**REQUIRED TASK:** Write out the material exactly, leaving every picture behind.

**DATA:**
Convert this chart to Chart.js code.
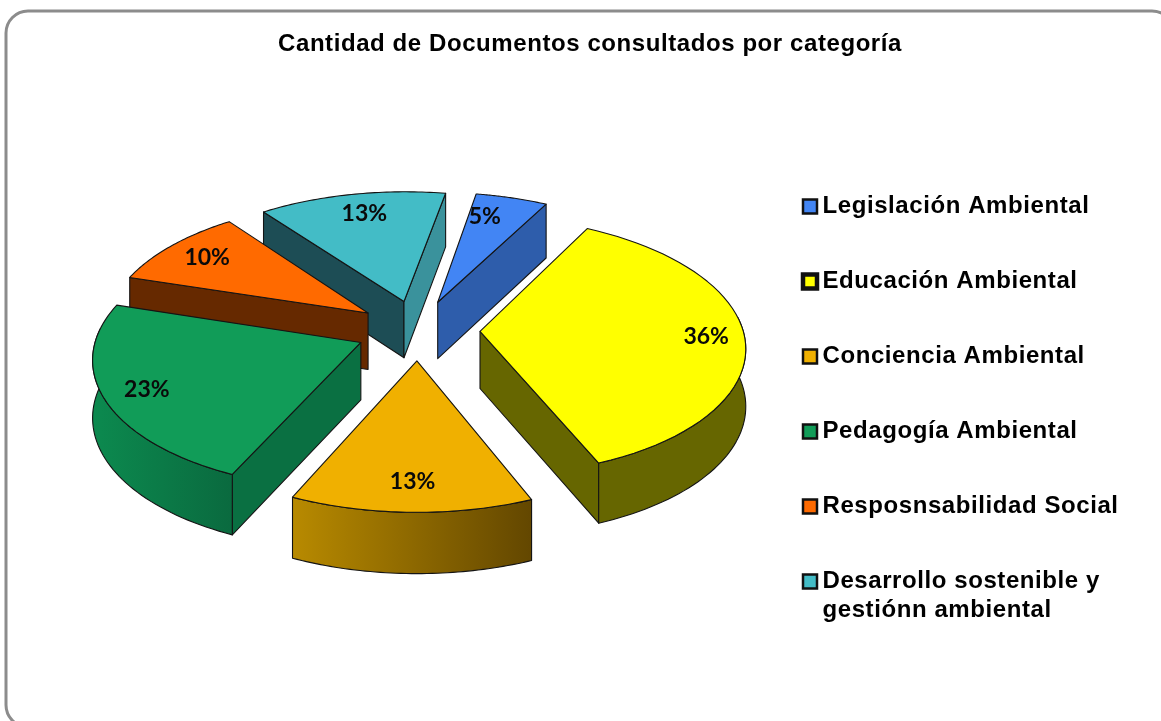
<!DOCTYPE html>
<html>
<head>
<meta charset="utf-8">
<style>html,body{margin:0;padding:0;background:#fff}#w{width:1161px;height:721px}canvas{display:block}</style>
<script src="https://cdn.jsdelivr.net/npm/chart.js@4/dist/chart.umd.min.js"></script>
</head>
<body>
<div id="w"><canvas id="c" width="1161" height="721"></canvas></div>
<script>
const titleText = 'Cantidad de Documentos consultados por categoría';
const categories = ['Legislación Ambiental','Educación Ambiental','Conciencia Ambiental','Pedagogía Ambiental','Resposnsabilidad Social',['Desarrollo sostenible y','gestiónn ambiental']];
const values = [5,36,13,23,10,13];
const topColors = ['#4285f4','#ffff00','#f0b000','#119c58','#ff6a00','#43bcc6'];
const startWallColors = ['#2e5dab','#666600','#8a6800','#0a7042','#662900','#1d4d55'];
const endWallColors = ['#2e5dab','#666600','#8a6800','#0a7042','#662900','#3a929c'];
const rimGradients = [['#2e5dab','#2e5dab'],['#666600','#666600'],['#b88a00','#634700'],['#0c8a4f','#0a6a3f'],['#662900','#662900'],['#3a929c','#3a929c']];
const legendBorders = [2.5,4.5,2.5,2.5,2.5,2.5];
const paintOrder = [5,4,0,3,1,2];
const labelReach = [0.79,0.855,0.815,0.84,0.81,0.8];
const labelTurn = [-4,0,0,0,0,1];

const view = {sy:0.485, dist:2400, depth:57, edge:0.11};
function project(el,px,py,z){
  const s = 1/(1-py/view.dist);
  return [el.x+px*s, el.y+py*view.sy*s+(z||0)*Math.sqrt(s)];
}
const pie3d = {
  id:'pie3d',
  beforeDraw(chart){
    const ctx=chart.ctx;
    ctx.save();
    ctx.strokeStyle='#8c8c8c';ctx.lineWidth=3;
    ctx.beginPath();ctx.roundRect(6,11,1168,716,22);ctx.stroke();
    ctx.restore();
    ctx.letterSpacing='0.58px';
  },
  afterLayout(chart){
    const lg=chart.legend;
    lg.left=758.5; lg.right=1161; lg.top=143.5; lg.bottom=721;
    chart.titleBlock.left=19; chart.titleBlock.right=1161;
  },
  beforeDatasetDraw(chart,args){
    const ctx=chart.ctx, arcs=chart.getDatasetMeta(args.index).data;
    paintOrder.forEach(i=>{
      const el=arcs[i], R=el.outerRadius, a0=el.startAngle, a1=el.endAngle, mid=(a0+a1)/2;
      const off=el.options.offset/4;
      const ox=Math.cos(mid)*off, oy=Math.sin(mid)*off;
      const P=(a,r,z)=>project(el,ox+Math.cos(a)*r,oy+Math.sin(a)*r,z);
      const rim=(from,to,z)=>{const n=48,out=[];for(let k=0;k<=n;k++)out.push(P(from+(to-from)*k/n,R,z));return out;};
      const poly=(pts,fill)=>{
        ctx.beginPath();pts.forEach((p,k)=>k?ctx.lineTo(p[0],p[1]):ctx.moveTo(p[0],p[1]));ctx.closePath();
        ctx.fillStyle=fill;ctx.fill();
        ctx.strokeStyle='#141414';ctx.lineWidth=1.1;ctx.lineJoin='round';ctx.stroke();
      };
      const tip=P(0,0), tipLow=P(0,0,view.depth), inner=P(mid,R);
      [[a0,startWallColors[i]],[a1,endWallColors[i]]].forEach(([a,col])=>{
        const e=P(a,R), E=[e[0]-tip[0],e[1]-tip[1]], I=[inner[0]-tip[0],inner[1]-tip[1]];
        if((E[0]*I[1]-E[1]*I[0])*E[0]<0) poly([tip,e,P(a,R,view.depth),tipLow],col);
      });
      for(const shift of [0,Math.PI*2]){
        const f=Math.max(a0,shift-view.edge), t=Math.min(a1,Math.PI+shift+view.edge);
        if(t>f){
          const up=rim(f,t,0), down=rim(t,f,view.depth);
          const xs=up.map(p=>p[0]), g=ctx.createLinearGradient(Math.min(...xs),0,Math.max(...xs),0);
          g.addColorStop(0,rimGradients[i][0]);g.addColorStop(1,rimGradients[i][1]);
          poly(up.concat(down),g);
        }
      }
      poly([tip].concat(rim(a0,a1,0)),el.options.backgroundColor);
    });
    return false;
  },
  afterDatasetsDraw(chart){
    const ctx=chart.ctx, arcs=chart.getDatasetMeta(0).data, total=values.reduce((a,b)=>a+b,0);
    ctx.save();
    ctx.letterSpacing='0px';
    ctx.font='bold 23px Lato';ctx.fillStyle='#0a0a0a';ctx.textAlign='center';ctx.textBaseline='middle';
    arcs.forEach((el,i)=>{
      const mid=(el.startAngle+el.endAngle)/2, off=el.options.offset/4, r=el.outerRadius*labelReach[i];
      const turned=mid+labelTurn[i]*Math.PI/180;
      const p=project(el,Math.cos(mid)*off+Math.cos(turned)*r,Math.sin(mid)*off+Math.sin(turned)*r);
      ctx.fillText(Math.round(values[i]/total*100)+'%',p[0],p[1]);
    });
    ctx.restore();
  }
};
new Chart(document.getElementById('c'),{
  type:'pie',
  plugins:[pie3d],
  data:{labels:categories,datasets:[{data:values,backgroundColor:topColors,borderWidth:0,offset:248,radius:263}]},
  options:{
    responsive:false,animation:false,rotation:10,
    layout:{padding:{left:0,right:325,top:0,bottom:128}},
    plugins:{
      tooltip:{enabled:false},
      title:{display:true,text:titleText,color:'#000',font:{family:'"Liberation Sans"',size:24,weight:'bold',lineHeight:'29px'},padding:{top:30,bottom:8}},
      legend:{position:'chartArea',align:'start',labels:{
        boxWidth:1,boxHeight:14,usePointStyle:true,padding:51,color:'#000',
        font:{family:'"Liberation Sans"',size:24,weight:'bold',lineHeight:'29px'},
        generateLabels(chart){
          return categories.map((t,i)=>({text:t,fillStyle:topColors[i],strokeStyle:'#111',lineWidth:legendBorders[i],pointStyle:'rect',index:i,fontColor:'#000'}));
        }
      }}
    }
  }
});
</script>
</body>
</html>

**EXERCISE ANSWER:**
Convert this chart to Chart.js code.
<!DOCTYPE html>
<html>
<head>
<meta charset="utf-8">
<style>html,body{margin:0;padding:0;background:#fff}#w{width:1161px;height:721px}canvas{display:block}</style>
<script src="https://cdn.jsdelivr.net/npm/chart.js@4/dist/chart.umd.min.js"></script>
</head>
<body>
<div id="w"><canvas id="c" width="1161" height="721"></canvas></div>
<script>
const titleText = 'Cantidad de Documentos consultados por categoría';
const categories = ['Legislación Ambiental','Educación Ambiental','Conciencia Ambiental','Pedagogía Ambiental','Resposnsabilidad Social',['Desarrollo sostenible y','gestiónn ambiental']];
const values = [5,36,13,23,10,13];
const topColors = ['#4285f4','#ffff00','#f0b000','#119c58','#ff6a00','#43bcc6'];
const startWallColors = ['#2e5dab','#666600','#8a6800','#0a7042','#662900','#1d4d55'];
const endWallColors = ['#2e5dab','#666600','#8a6800','#0a7042','#662900','#3a929c'];
const rimGradients = [['#2e5dab','#2e5dab'],['#666600','#666600'],['#b88a00','#634700'],['#0c8a4f','#0a6a3f'],['#662900','#662900'],['#3a929c','#3a929c']];
const legendBorders = [2.5,4.5,2.5,2.5,2.5,2.5];
const paintOrder = [5,4,0,3,1,2];
const labelReach = [0.79,0.855,0.815,0.84,0.81,0.8];
const labelTurn = [-4,0,0,0,0,1];

const view = {sy:0.485, dist:2400, depth:57, edge:0.11};
function project(el,px,py,z){
  const s = 1/(1-py/view.dist);
  return [el.x+px*s, el.y+py*view.sy*s+(z||0)*Math.sqrt(s)];
}
const pie3d = {
  id:'pie3d',
  beforeDraw(chart){
    const ctx=chart.ctx;
    ctx.save();
    ctx.strokeStyle='#8c8c8c';ctx.lineWidth=3;
    ctx.beginPath();ctx.roundRect(6,11,1168,716,22);ctx.stroke();
    ctx.restore();
    ctx.letterSpacing='0.58px';
  },
  afterLayout(chart){
    const lg=chart.legend;
    lg.left=758.5; lg.right=1161; lg.top=143.5; lg.bottom=721;
    chart.titleBlock.left=19; chart.titleBlock.right=1161;
  },
  beforeDatasetDraw(chart,args){
    const ctx=chart.ctx, arcs=chart.getDatasetMeta(args.index).data;
    paintOrder.forEach(i=>{
      const el=arcs[i], R=el.outerRadius, a0=el.startAngle, a1=el.endAngle, mid=(a0+a1)/2;
      const off=el.options.offset/4;
      const ox=Math.cos(mid)*off, oy=Math.sin(mid)*off;
      const P=(a,r,z)=>project(el,ox+Math.cos(a)*r,oy+Math.sin(a)*r,z);
      const rim=(from,to,z)=>{const n=48,out=[];for(let k=0;k<=n;k++)out.push(P(from+(to-from)*k/n,R,z));return out;};
      const poly=(pts,fill)=>{
        ctx.beginPath();pts.forEach((p,k)=>k?ctx.lineTo(p[0],p[1]):ctx.moveTo(p[0],p[1]));ctx.closePath();
        ctx.fillStyle=fill;ctx.fill();
        ctx.strokeStyle='#141414';ctx.lineWidth=1.1;ctx.lineJoin='round';ctx.stroke();
      };
      const tip=P(0,0), tipLow=P(0,0,view.depth), inner=P(mid,R);
      [[a0,startWallColors[i]],[a1,endWallColors[i]]].forEach(([a,col])=>{
        const e=P(a,R), E=[e[0]-tip[0],e[1]-tip[1]], I=[inner[0]-tip[0],inner[1]-tip[1]];
        if((E[0]*I[1]-E[1]*I[0])*E[0]<0) poly([tip,e,P(a,R,view.depth),tipLow],col);
      });
      for(const shift of [0,Math.PI*2]){
        const f=Math.max(a0,shift-view.edge), t=Math.min(a1,Math.PI+shift+view.edge);
        if(t>f){
          const up=rim(f,t,0), down=rim(t,f,view.depth);
          const xs=up.map(p=>p[0]), g=ctx.createLinearGradient(Math.min(...xs),0,Math.max(...xs),0);
          g.addColorStop(0,rimGradients[i][0]);g.addColorStop(1,rimGradients[i][1]);
          poly(up.concat(down),g);
        }
      }
      poly([tip].concat(rim(a0,a1,0)),el.options.backgroundColor);
    });
    return false;
  },
  afterDatasetsDraw(chart){
    const ctx=chart.ctx, arcs=chart.getDatasetMeta(0).data, total=values.reduce((a,b)=>a+b,0);
    ctx.save();
    ctx.letterSpacing='0px';
    ctx.font='bold 23px Lato';ctx.fillStyle='#0a0a0a';ctx.textAlign='center';ctx.textBaseline='middle';
    arcs.forEach((el,i)=>{
      const mid=(el.startAngle+el.endAngle)/2, off=el.options.offset/4, r=el.outerRadius*labelReach[i];
      const turned=mid+labelTurn[i]*Math.PI/180;
      const p=project(el,Math.cos(mid)*off+Math.cos(turned)*r,Math.sin(mid)*off+Math.sin(turned)*r);
      ctx.fillText(Math.round(values[i]/total*100)+'%',p[0],p[1]);
    });
    ctx.restore();
  }
};
new Chart(document.getElementById('c'),{
  type:'pie',
  plugins:[pie3d],
  data:{labels:categories,datasets:[{data:values,backgroundColor:topColors,borderWidth:0,offset:248,radius:263}]},
  options:{
    responsive:false,animation:false,rotation:10,
    layout:{padding:{left:0,right:325,top:0,bottom:128}},
    plugins:{
      tooltip:{enabled:false},
      title:{display:true,text:titleText,color:'#000',font:{family:'"Liberation Sans"',size:24,weight:'bold',lineHeight:'29px'},padding:{top:30,bottom:8}},
      legend:{position:'chartArea',align:'start',labels:{
        boxWidth:1,boxHeight:14,usePointStyle:true,padding:51,color:'#000',
        font:{family:'"Liberation Sans"',size:24,weight:'bold',lineHeight:'29px'},
        generateLabels(chart){
          return categories.map((t,i)=>({text:t,fillStyle:topColors[i],strokeStyle:'#111',lineWidth:legendBorders[i],pointStyle:'rect',index:i,fontColor:'#000'}));
        }
      }}
    }
  }
});
</script>
</body>
</html>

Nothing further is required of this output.